Under the agreement, BP is to immediately begin performing safety reviews of its refinery equipment according to set schedules and to make permanent corrections where they are needed. BP has also agreed to address concerns that OSHA says need immediate attention and will hire independent experts to monitor the company’s progress in fixing the known problems.

The agreement also provides an unprecedented level of oversight of BP’s safety program, including regular meetings with OSHA, frequent site inspections, and the submission of quarterly reports for the agency’s review. In a step toward workplace safety throughout all of its U.S. facilities, BP agreed to establish a liaison between its North American and London boards of directors and OSHA, which will allow the agency to raise compliance problems at the highest level of the company’s ranks.
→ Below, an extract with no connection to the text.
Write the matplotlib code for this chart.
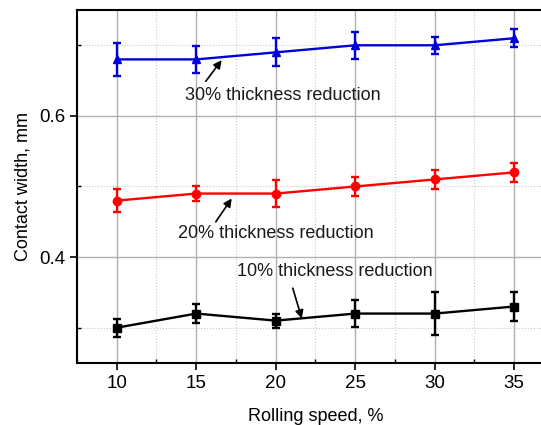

Safer conditions at this refinery should result from this arrangement, which goes far beyond what can normally be achieved through abatement of problems identified in citations,” said Assistant Secretary of Labor for OSHA Dr. David Michaels. “Make no mistake, OSHA will be watching to ensure that BP complies with the agreement and safeguards its workers.”

In September 2005, OSHA cited BP for a then-record $21 million as a result of the fatal explosion at its Texas City refinery in March of that year. Upon issuance of the citations, the parties entered into an agreement that required the company to identify and to correct deficiencies. In a follow-up investigation in 2009, OSHA found that BP had made some changes but that it failed to honor several critical terms of that agreement. Those violations earned BP an $87.4 million fine, which was later lowered after duplicate violations were discovered. The $50.6 million fine is still the largest penalty OSHA has ever issued and agreed to by an employer. The fine also makes BP the recipient of the largest back-to-back fines in OSHA history and does not include fines that will likely result from the Deepwater Horizon explosion, which killed 11 workers and injured several others.

During the 2009 follow-up investigation at Texas City, OSHA also identified 439 new willful violations and assessed more than $30 million in penalties. Litigation before the Occupational Safety and Health Review Commission regarding those violations and penalties is ongoing and is not resolved by today’s settlement.